Problem Statement: Prove that the one-dimensional characters of a group $G$ form a group under multiplication of functions, i.e. where the group operation is: $$(\chi\cdot\chi')(g)=\chi(g)\chi'(g)$$ This group is called the character group of $G$, and is often denoted by $\hat{G}$. Prove that if $G$ is abelian, then $|\hat{G}|=|G|$.
So, I completely understand how to prove that $\hat{G}$ is a group, but I am unsure about the second part: proving that if $G$ is abelian, then $|\hat{G}|=|G|$.
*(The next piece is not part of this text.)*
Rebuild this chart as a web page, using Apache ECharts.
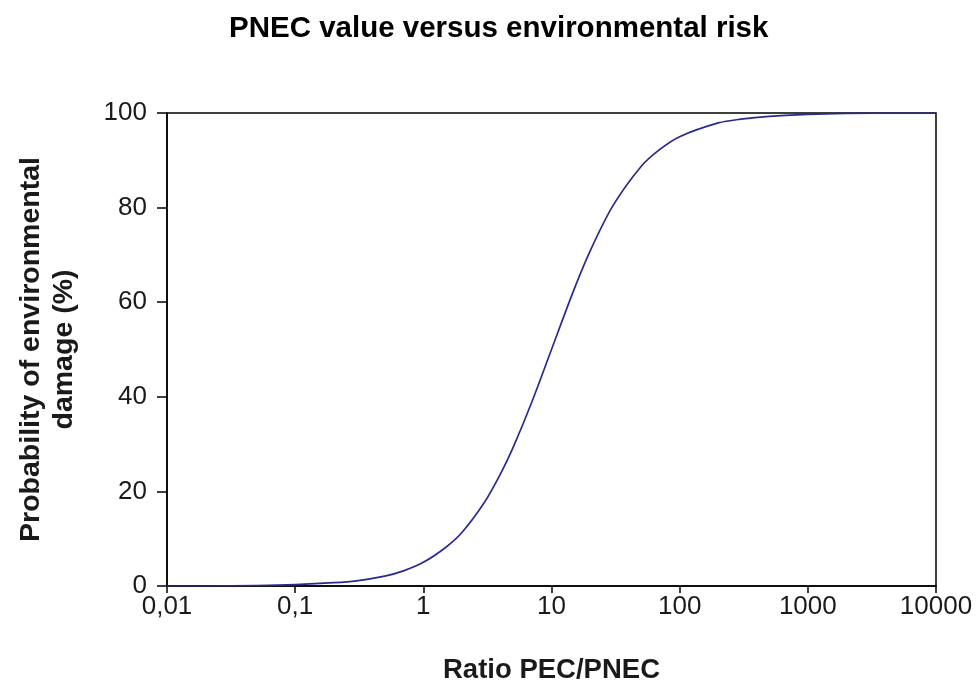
<!DOCTYPE html>
<html>
<head>
<meta charset="utf-8">
<script src="https://cdn.jsdelivr.net/npm/echarts@6/dist/echarts.min.js"></script>
<style>
  html, body { margin: 0; padding: 0; background: #ffffff; }
  #chart { width: 976px; height: 688px; }
</style>
</head>
<body>
<div id="chart"></div>
<script>
// PEC/PNEC ratio (log scale) and probability of environmental damage (%)
const ratio = [0.01, 0.02, 0.05, 0.1, 0.2, 0.3, 0.5, 0.7, 1, 1.5, 2, 3, 4, 5, 7, 10,
               15, 20, 30, 50, 70, 100, 200, 300, 500, 1000, 2000, 5000, 10000];
const probability = [0.0, 0.0, 0.1, 0.3, 0.7, 1.1, 2.1, 3.2, 5.0, 8.2, 11.3, 17.7, 23.7, 29.2, 38.8, 50.0,
                     62.7, 70.8, 80.3, 88.7, 92.3, 95.0, 97.9, 98.7, 99.3, 99.7, 99.9, 100, 100];

const yTicks = { min: 0, max: 100, step: 20 };

const titleText = 'PNEC value versus environmental risk';
const xName = 'Ratio PEC/PNEC';
const yName = 'Probability of environmental\ndamage (%)';

const FONT = '"Liberation Sans", Arial, sans-serif';

// log tick labels with a decimal comma: 0,01  0,1  1  10 ...
function formatRatio(v) {
  const e = Math.round(Math.log10(v));
  if (e < 0) return '0,' + '0'.repeat(-e - 1) + '1';
  return String(Math.round(Math.pow(10, e)));
}

const chart = echarts.init(document.getElementById('chart'), null, { renderer: 'canvas' });

chart.setOption({
  backgroundColor: '#ffffff',
  animation: false,
  title: {
    text: titleText,
    left: 224,
    top: 9,
    textStyle: { fontFamily: FONT, fontSize: 29.5, fontWeight: 'bold', color: '#000000' }
  },
  grid: {
    left: 167, right: 40, top: 113, bottom: 102,
    containLabel: false,
    outerBoundsMode: 'none',
    show: true, borderColor: '#000000', borderWidth: 1.5, backgroundColor: 'transparent'
  },
  xAxis: {
    type: 'log',
    logBase: 10,
    min: 0.01,
    max: 10000,
    name: xName,
    nameLocation: 'middle',
    nameGap: 70,
    nameTextStyle: { fontFamily: FONT, fontSize: 27.5, fontWeight: 'bold', color: '#1a1a1a' },
    axisLine: { show: true, lineStyle: { color: '#000000', width: 1.5 } },
    axisTick: { show: true, inside: false, length: 7, lineStyle: { color: '#000000', width: 1.5 } },
    minorTick: { show: false },
    splitLine: { show: false },
    axisLabel: {
      formatter: formatRatio,
      margin: 8,
      fontFamily: FONT, fontSize: 26, color: '#1a1a1a'
    }
  },
  yAxis: {
    type: 'value',
    min: yTicks.min,
    max: yTicks.max,
    interval: yTicks.step,
    name: yName,
    nameLocation: 'middle',
    nameGap: 86,
    nameRotate: 90,
    nameTextStyle: { fontFamily: FONT, fontSize: 28.5, fontWeight: 'bold', color: '#1a1a1a', lineHeight: 33, align: 'center' },
    axisLine: { show: true, lineStyle: { color: '#000000', width: 1.5 } },
    axisTick: { show: true, inside: false, length: 10, lineStyle: { color: '#000000', width: 1.5 } },
    splitLine: { show: false },
    axisLabel: {
      margin: 20,
      fontFamily: FONT, fontSize: 26, color: '#1a1a1a'
    }
  },
  series: [{
    type: 'line',
    data: ratio.map((r, i) => [r, probability[i]]),
    smooth: 0.3,
    showSymbol: false,
    symbol: 'none',
    clip: true,
    lineStyle: { color: '#2a2a8c', width: 1.7 }
  }]
});
</script>
</body>
</html>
Clearly, $\hat{G}$ is abelian regardless of $G$ being abelian, since $\hat{G}\subset\mathbb{C}^\times$ and $\mathbb{C}^\times$ is commuative. So $G$ being abelian eliminates the possibility that $(\chi\cdot\chi')(gh)=(\chi\cdot\chi')(hg)$ with $gh\neq hg$.
So basically, to prove that $|\hat{G}|=|G|$, we must show that for any distinct $g,h\in G$, then $(\chi\cdot\chi')(g)\neq(\chi\cdot\chi')(h)$, but I am unsure how I should approach this type of proof.
I was thinking somehow prove that there is an isomorphism between $G$ and $\hat{G}$, but my professor said that constructing a homomorphism between the two groups would be too difficult without using material that we haven't learned yet.
Any suggestions for showing that $|\hat{G}|=|G|$ are appreciated!